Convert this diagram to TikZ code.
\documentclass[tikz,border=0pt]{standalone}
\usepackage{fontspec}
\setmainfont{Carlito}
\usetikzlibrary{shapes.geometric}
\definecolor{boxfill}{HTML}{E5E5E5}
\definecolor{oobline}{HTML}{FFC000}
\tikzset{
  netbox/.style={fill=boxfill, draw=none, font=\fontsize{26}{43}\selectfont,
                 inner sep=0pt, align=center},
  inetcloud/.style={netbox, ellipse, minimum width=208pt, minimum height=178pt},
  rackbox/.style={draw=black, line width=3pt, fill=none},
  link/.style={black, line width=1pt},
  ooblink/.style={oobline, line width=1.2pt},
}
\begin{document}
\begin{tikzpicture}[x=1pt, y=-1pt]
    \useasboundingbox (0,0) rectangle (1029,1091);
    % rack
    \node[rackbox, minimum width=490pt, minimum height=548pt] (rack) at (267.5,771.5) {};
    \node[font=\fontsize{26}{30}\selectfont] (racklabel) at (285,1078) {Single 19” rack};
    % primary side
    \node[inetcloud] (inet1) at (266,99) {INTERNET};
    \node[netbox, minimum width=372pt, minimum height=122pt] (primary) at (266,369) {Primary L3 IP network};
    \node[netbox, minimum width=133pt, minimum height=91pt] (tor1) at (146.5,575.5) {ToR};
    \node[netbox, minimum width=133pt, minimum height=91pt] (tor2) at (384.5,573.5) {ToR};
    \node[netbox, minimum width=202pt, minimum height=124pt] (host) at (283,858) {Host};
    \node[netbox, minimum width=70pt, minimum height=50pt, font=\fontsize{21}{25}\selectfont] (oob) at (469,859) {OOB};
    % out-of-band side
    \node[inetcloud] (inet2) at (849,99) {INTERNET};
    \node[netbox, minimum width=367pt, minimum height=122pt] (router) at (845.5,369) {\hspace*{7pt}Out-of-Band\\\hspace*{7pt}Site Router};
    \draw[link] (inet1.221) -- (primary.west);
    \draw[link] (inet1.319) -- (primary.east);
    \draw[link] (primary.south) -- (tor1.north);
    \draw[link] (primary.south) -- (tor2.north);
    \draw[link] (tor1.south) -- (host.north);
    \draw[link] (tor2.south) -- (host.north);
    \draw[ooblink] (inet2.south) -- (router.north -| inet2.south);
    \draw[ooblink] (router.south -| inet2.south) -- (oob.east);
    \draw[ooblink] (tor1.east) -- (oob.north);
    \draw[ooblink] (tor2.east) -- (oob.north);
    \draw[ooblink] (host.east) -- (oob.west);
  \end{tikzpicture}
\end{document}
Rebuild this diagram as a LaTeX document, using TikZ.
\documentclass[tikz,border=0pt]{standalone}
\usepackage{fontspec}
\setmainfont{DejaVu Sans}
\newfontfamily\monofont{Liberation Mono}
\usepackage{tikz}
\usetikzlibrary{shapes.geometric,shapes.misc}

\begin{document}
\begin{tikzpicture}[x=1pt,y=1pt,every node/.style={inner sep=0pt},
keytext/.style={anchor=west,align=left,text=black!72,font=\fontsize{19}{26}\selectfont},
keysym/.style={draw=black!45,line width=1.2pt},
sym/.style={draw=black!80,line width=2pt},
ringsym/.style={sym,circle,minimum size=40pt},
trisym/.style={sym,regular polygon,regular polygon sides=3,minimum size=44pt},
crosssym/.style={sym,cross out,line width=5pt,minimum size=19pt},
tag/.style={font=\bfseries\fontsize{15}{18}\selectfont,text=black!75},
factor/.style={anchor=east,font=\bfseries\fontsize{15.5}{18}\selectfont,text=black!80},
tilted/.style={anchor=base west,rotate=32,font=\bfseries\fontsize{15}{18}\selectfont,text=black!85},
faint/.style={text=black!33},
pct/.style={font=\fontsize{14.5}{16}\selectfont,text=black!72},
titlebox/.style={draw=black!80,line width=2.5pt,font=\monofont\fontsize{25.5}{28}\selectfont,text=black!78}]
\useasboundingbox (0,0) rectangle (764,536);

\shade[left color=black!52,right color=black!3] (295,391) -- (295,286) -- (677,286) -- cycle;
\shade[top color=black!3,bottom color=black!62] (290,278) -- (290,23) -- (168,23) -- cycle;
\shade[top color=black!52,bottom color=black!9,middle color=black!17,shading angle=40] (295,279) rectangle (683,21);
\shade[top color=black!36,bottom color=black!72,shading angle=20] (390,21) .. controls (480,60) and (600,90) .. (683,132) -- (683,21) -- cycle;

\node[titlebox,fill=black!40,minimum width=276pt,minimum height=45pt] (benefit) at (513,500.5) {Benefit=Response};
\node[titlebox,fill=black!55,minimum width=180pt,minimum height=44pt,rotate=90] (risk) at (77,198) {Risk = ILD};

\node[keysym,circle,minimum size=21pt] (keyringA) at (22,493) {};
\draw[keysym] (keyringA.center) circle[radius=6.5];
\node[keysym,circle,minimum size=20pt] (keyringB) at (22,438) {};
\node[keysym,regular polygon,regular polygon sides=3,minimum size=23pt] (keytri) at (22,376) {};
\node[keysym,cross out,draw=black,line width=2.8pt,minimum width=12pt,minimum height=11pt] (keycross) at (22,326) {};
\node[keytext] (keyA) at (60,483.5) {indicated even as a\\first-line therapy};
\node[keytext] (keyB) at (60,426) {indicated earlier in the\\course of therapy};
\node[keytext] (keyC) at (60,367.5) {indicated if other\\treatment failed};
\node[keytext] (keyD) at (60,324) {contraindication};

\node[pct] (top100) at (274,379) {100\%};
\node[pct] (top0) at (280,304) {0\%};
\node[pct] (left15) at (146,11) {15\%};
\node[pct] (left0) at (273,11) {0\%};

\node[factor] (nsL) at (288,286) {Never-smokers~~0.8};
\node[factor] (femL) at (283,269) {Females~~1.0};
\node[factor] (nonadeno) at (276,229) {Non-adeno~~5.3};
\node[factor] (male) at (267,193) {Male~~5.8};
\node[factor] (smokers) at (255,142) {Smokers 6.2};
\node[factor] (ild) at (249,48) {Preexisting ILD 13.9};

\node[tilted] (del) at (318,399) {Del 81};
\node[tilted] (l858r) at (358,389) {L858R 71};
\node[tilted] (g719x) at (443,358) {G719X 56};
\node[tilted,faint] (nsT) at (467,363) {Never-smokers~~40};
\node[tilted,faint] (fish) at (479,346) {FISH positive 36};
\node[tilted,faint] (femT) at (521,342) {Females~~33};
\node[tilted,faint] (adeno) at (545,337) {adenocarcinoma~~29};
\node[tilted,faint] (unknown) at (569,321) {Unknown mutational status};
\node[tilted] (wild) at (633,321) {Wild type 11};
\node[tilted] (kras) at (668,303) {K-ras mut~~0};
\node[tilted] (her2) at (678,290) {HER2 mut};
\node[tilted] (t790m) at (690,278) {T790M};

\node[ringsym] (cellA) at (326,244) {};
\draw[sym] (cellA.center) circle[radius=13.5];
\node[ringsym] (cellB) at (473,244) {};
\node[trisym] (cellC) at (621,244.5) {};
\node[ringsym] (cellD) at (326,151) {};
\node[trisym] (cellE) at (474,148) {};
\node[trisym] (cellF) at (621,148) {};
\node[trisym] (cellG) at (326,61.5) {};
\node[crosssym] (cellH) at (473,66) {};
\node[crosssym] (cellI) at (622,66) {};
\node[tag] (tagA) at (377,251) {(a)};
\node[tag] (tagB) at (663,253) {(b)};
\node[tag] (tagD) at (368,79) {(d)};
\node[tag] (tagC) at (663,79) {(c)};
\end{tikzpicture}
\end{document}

...

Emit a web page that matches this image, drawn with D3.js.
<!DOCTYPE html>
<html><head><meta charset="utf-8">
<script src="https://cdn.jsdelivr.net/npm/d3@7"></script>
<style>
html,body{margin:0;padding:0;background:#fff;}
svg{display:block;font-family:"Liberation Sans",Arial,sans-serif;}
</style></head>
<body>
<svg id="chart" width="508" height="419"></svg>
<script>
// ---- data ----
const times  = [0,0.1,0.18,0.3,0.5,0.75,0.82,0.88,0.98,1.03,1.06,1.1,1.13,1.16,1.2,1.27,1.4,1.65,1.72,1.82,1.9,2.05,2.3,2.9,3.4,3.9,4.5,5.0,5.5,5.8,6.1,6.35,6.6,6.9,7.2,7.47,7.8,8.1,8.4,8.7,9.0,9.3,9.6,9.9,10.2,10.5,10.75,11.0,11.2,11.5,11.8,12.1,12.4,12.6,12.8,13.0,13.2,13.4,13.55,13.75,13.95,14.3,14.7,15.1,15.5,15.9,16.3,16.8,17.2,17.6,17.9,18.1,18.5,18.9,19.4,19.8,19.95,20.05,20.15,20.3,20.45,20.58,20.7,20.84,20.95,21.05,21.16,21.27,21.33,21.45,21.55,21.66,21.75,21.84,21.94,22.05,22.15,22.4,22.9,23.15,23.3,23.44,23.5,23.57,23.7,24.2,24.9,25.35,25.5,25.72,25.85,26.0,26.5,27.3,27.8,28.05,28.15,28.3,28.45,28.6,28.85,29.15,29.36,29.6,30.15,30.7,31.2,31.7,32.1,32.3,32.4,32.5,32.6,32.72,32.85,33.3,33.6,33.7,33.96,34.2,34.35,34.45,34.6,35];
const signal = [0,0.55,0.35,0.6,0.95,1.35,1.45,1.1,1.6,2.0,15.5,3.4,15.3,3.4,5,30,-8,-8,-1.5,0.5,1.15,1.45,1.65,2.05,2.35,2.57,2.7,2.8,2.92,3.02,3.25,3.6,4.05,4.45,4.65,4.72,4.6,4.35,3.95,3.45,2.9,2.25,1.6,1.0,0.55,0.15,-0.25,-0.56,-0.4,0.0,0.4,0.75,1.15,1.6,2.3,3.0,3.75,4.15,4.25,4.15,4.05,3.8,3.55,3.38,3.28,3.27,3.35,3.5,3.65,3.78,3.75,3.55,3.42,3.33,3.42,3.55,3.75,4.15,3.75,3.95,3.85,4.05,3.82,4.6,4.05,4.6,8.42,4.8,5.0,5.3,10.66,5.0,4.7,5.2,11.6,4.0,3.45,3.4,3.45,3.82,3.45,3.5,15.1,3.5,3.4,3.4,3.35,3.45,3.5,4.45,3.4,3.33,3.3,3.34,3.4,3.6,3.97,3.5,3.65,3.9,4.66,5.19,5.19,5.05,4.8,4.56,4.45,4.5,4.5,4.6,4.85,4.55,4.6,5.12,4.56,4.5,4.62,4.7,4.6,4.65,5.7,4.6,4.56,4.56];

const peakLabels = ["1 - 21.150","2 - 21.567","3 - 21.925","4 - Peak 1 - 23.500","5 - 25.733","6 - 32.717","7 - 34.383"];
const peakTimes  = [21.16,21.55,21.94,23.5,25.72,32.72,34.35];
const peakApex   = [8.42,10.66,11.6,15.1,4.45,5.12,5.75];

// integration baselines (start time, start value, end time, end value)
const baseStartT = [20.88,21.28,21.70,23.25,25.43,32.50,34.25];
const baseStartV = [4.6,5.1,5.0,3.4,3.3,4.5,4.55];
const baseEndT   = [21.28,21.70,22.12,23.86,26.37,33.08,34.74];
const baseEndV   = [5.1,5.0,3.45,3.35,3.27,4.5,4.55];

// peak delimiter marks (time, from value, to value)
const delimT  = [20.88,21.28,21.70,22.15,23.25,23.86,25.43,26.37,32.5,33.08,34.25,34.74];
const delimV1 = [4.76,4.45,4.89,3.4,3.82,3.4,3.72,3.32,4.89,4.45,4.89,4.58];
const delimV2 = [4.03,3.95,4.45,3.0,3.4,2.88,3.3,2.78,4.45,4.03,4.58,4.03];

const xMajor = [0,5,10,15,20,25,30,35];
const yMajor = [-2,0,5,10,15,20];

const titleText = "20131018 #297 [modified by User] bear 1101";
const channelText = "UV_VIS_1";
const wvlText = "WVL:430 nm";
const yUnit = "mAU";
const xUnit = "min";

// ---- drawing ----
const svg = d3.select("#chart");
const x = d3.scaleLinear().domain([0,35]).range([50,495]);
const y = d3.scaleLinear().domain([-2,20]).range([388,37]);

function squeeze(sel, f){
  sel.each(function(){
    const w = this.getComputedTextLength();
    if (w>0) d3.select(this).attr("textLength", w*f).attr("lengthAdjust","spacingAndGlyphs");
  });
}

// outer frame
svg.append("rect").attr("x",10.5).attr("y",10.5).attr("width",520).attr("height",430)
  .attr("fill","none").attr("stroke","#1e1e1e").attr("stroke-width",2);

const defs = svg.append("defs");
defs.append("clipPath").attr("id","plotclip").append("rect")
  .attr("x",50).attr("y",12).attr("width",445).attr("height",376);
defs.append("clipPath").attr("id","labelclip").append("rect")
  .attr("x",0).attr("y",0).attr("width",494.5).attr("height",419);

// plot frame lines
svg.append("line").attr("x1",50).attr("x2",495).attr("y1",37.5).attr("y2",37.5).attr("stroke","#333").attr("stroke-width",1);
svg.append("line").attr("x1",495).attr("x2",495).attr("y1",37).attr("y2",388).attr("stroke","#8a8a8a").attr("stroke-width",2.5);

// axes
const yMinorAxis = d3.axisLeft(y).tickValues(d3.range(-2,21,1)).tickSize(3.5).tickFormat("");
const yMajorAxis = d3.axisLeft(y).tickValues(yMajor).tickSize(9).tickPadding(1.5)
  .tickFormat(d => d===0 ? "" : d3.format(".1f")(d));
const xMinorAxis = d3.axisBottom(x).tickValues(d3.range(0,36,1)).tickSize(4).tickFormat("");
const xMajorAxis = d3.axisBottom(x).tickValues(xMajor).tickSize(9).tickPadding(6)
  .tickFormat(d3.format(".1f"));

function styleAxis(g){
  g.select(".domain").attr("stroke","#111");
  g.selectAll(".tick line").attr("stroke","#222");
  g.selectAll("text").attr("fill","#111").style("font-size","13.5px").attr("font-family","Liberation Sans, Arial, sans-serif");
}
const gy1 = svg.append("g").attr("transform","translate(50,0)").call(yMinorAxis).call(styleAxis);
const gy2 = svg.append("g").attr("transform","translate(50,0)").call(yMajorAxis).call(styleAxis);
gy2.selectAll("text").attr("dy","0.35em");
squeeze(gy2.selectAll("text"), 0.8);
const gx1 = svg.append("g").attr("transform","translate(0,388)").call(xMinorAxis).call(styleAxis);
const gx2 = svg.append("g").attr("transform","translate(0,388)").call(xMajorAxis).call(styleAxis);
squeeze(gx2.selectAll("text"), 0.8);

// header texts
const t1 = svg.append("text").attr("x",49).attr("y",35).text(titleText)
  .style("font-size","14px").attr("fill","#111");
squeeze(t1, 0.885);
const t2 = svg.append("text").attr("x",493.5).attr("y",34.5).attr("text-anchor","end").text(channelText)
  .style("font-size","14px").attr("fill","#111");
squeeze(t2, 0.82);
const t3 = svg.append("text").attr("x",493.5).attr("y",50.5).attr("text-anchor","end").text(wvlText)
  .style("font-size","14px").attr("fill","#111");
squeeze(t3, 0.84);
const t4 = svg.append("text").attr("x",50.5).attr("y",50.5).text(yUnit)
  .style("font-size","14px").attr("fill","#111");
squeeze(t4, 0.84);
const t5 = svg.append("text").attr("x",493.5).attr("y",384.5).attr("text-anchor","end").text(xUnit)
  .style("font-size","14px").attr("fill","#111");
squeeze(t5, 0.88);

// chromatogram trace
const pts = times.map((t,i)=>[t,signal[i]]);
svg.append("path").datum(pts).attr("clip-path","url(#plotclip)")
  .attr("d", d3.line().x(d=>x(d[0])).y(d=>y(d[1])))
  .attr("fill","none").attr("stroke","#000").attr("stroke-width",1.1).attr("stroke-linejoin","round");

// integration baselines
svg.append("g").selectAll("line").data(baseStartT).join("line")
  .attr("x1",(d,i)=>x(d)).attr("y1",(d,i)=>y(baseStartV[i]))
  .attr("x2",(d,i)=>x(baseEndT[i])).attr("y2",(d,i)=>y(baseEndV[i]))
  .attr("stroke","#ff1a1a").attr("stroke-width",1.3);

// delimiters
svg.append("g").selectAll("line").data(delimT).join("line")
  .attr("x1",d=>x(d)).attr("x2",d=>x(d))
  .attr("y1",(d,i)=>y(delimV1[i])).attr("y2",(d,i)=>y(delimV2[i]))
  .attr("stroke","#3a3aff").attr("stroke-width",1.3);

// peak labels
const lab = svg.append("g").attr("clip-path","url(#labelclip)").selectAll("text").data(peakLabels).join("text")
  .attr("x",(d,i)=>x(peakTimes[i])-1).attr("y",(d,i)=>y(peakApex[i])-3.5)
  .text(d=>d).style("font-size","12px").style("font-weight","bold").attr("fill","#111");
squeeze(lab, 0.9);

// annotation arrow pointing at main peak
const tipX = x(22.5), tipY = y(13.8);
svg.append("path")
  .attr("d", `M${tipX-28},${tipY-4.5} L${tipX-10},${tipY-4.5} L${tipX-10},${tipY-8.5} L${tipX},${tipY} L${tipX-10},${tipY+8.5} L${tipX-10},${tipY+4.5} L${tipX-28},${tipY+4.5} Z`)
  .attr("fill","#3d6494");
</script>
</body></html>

-- The problem --
Which lines in the records above contain the string "this"? Copy each one.

-- Result of the task --
Convert this diagram to TikZ code.
Rebuild this diagram as a LaTeX document, using TikZ.
Emit a web page that matches this image, drawn with D3.js.
    const w = this.getComputedTextLength();
    if (w>0) d3.select(this).attr("textLength", w*f).attr("lengthAdjust","spacingAndGlyphs");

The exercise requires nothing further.